DeSantis has made his fight with Disney a pillar of his political identity
A key part of DeSantis’s pitch for the presidency is his willingness to take on so-called “woke” corporations, and DeSantis has set up Disney as a primary example. Being seen as having been defeated by such a corporation would weaken his candidacy.
The governor’s battle with Disney is the subject of an entire chapter titled “The Magic Kingdom of Woke Corporatism” in DeSantis’s latest book, The Courage to Be Free. He writes about how he got married at Disney World, something he says was really his wife’s idea, not knowing that he would later be “squaring off against Disney in a political battle that would reverberate across the nation.”
DeSantis describes corporations like Disney as caving to “woke gender theory” by taking a stand on issues, such as equal rights for LGBTQ+ Americans, that he thinks they shouldn’t get involved in. And he writes about how he orchestrated a surprise session to eliminate Disney’s special tax status — the “Florida equivalent of the shot heard ’round the world.”

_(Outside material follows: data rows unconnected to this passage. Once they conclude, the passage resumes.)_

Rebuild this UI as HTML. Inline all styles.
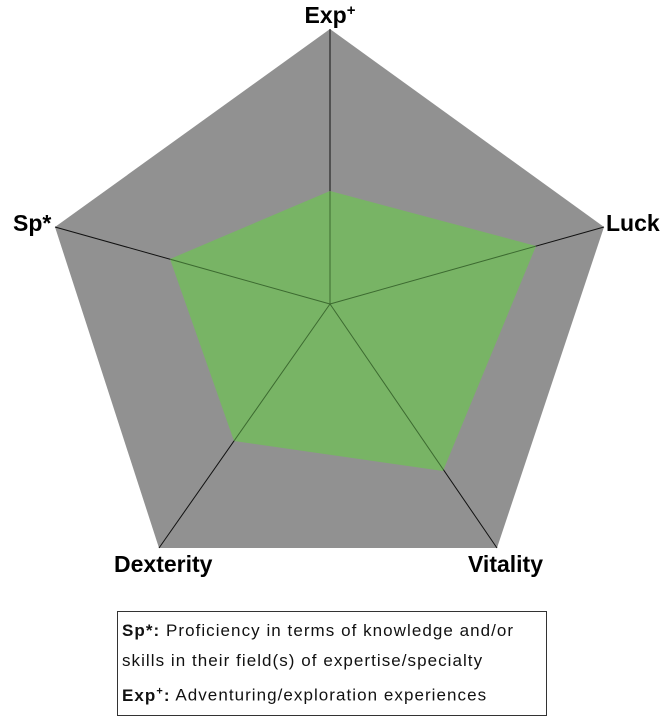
<!DOCTYPE html>
<html><head><meta charset="utf-8"><style>
html,body{margin:0;padding:0;background:#fff;width:665px;height:728px;overflow:hidden}
svg{position:absolute;left:0;top:0}
.lb{font-family:"Liberation Sans",sans-serif;font-weight:bold;font-size:23px;fill:#000}
.box{position:absolute;left:117px;top:611px;width:428px;height:103px;border:1px solid #333;font-family:"Liberation Sans",sans-serif;font-size:17px;letter-spacing:1.05px;color:#111;box-sizing:content-box}
.box div{position:absolute;left:4px;white-space:nowrap}
</style></head><body>
<svg width="665" height="728" viewBox="0 0 665 728">
<defs><clipPath id="g"><polygon points="330,191 536,246 443,471 234,441 170,259"/></clipPath></defs>
<polygon points="330,29 604,227 497,548 159,548 55,227" fill="#919191"/>
<g stroke="#111" stroke-width="1">
<line x1="330" y1="304" x2="330" y2="29"/><line x1="330" y1="304" x2="604" y2="227"/>
<line x1="330" y1="304" x2="497" y2="548"/><line x1="330" y1="304" x2="159" y2="548"/>
<line x1="330" y1="304" x2="55" y2="227"/></g>
<polygon points="330,191 536,246 443,471 234,441 170,259" fill="#78b465"/>
<g stroke="#3c6a30" stroke-width="1" clip-path="url(#g)">
<line x1="330" y1="304" x2="330" y2="29"/><line x1="330" y1="304" x2="604" y2="227"/>
<line x1="330" y1="304" x2="497" y2="548"/><line x1="330" y1="304" x2="159" y2="548"/>
<line x1="330" y1="304" x2="55" y2="227"/></g>
<text class="lb" x="330" y="23" text-anchor="middle">Exp<tspan font-size="15" dy="-8">+</tspan></text>
<text class="lb" x="13" y="231">Sp*</text>
<text class="lb" x="606" y="231">Luck</text>
<text class="lb" x="114" y="572">Dexterity</text>
<text class="lb" x="468" y="572">Vitality</text>
</svg>
<div class="box">
<div style="top:9px"><b>Sp*:</b> Proficiency in terms of knowledge and/or</div>
<div style="top:39px">skills in their field(s) of expertise/specialty</div>
<div style="top:73px"><b>Exp<sup style="font-size:11px">+</sup>:</b> Adventuring/exploration experiences</div>
</div>
</body></html>
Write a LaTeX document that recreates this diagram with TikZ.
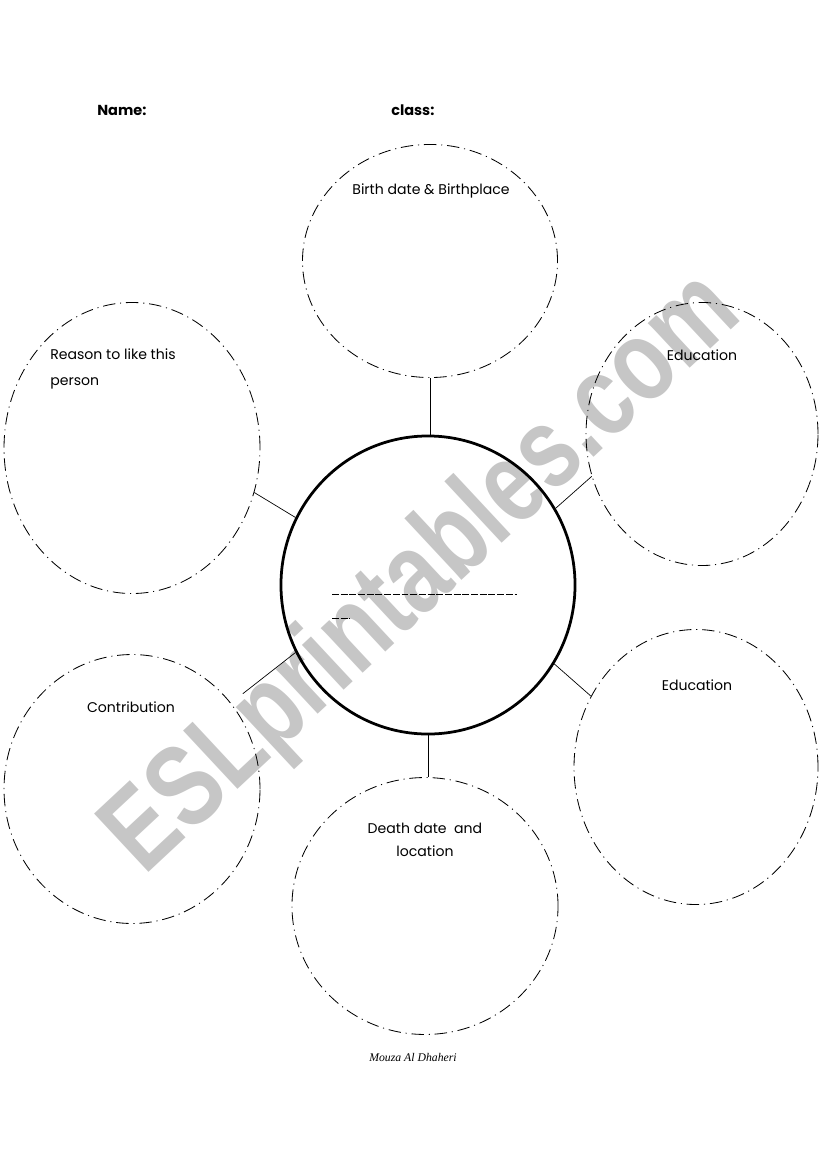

“Leaders must be willing to stand up and fight back when big corporations make the mistake, as Disney did, of using their economic might to advance a political agenda,” DeSantis writes.
That might be an exaggeration of Disney’s actual actions on the issue. The company only issued a statement opposing the “Don’t Say Gay” law after its CEO came under fire for remaining silent, and not before the bill became law. In that March 2022 statement, Disney vowed to work with state and national organizations to get the law repealed or struck down in court, saying that it never should have become law and that the company was “dedicated to standing up for the rights and safety of LGBTQ+ members of the Disney family, as well as the LGBTQ+ community in Florida and across the country.”
Nevertheless, as Disney’s lawsuit notes, the legislation introduced in that special session was specifically designed to target Disney and Disney alone — and Florida lawmakers admitted as much publicly. “This bill does target one company. It targets the Walt Disney Company,” said Republican state Rep. Randy Fine last April.
The fact that Florida officials have been so explicit in targeting Disney might strengthen the companies’ claims of First Amendment violations, but a few wrinkles could emerge in that strategy. Courts don’t always permit those kinds of public statements to be considered when evaluating First Amendment claims, Hans said, and it might be hard for Disney to argue that the policy decision to reinvent an archaic special tax structure was purely retaliatory.
“This is not a run-of-the-mill case,” he said. “This is not a government official going after a company saying, ‘We’re not going to work with them anymore.’ This has to do with issues in state tax law and corporate law, which I think makes it harder to predict how this would go.”
Disney is prepared to litigate those issues, but as it states in the complaint, “regrets that it has come to this.” It’s not clear that Florida voters ever wanted it to come to this either. DeSantis may have won reelection by nearly 20 percentage points and ushered in a red wave in Florida in 2022. But Disney, the state’s largest taxpayer, still proved more popular than him across multiple polls in the last year.
Still, it’s consistent with DeSantis’s attempts to position himself as a leader in culture war battles including the one with Disney, but also on restricting abortion access and loosening gun restrictions. In that sense, DeSantis, at least in theory, could benefit from a continued fight with Disney. “If he’s going to come across as a social issue warrior, he can’t give up a social issue fight,” said Robert Cahaly, senior strategist and pollster at the Trafalgar Group and a former Republican political consultant.
A settlement, however, could also give him an offramp. “This case is as much about the political fortunes of Ron DeSantis as anything else. So I suspect he wouldn’t mind [settling] as long as he gets some political benefit out of it,” Hans said.
Update, April 26, 3:30 pm ET: This story has been updated with additional legal analysis of the strength of Disney’s claims.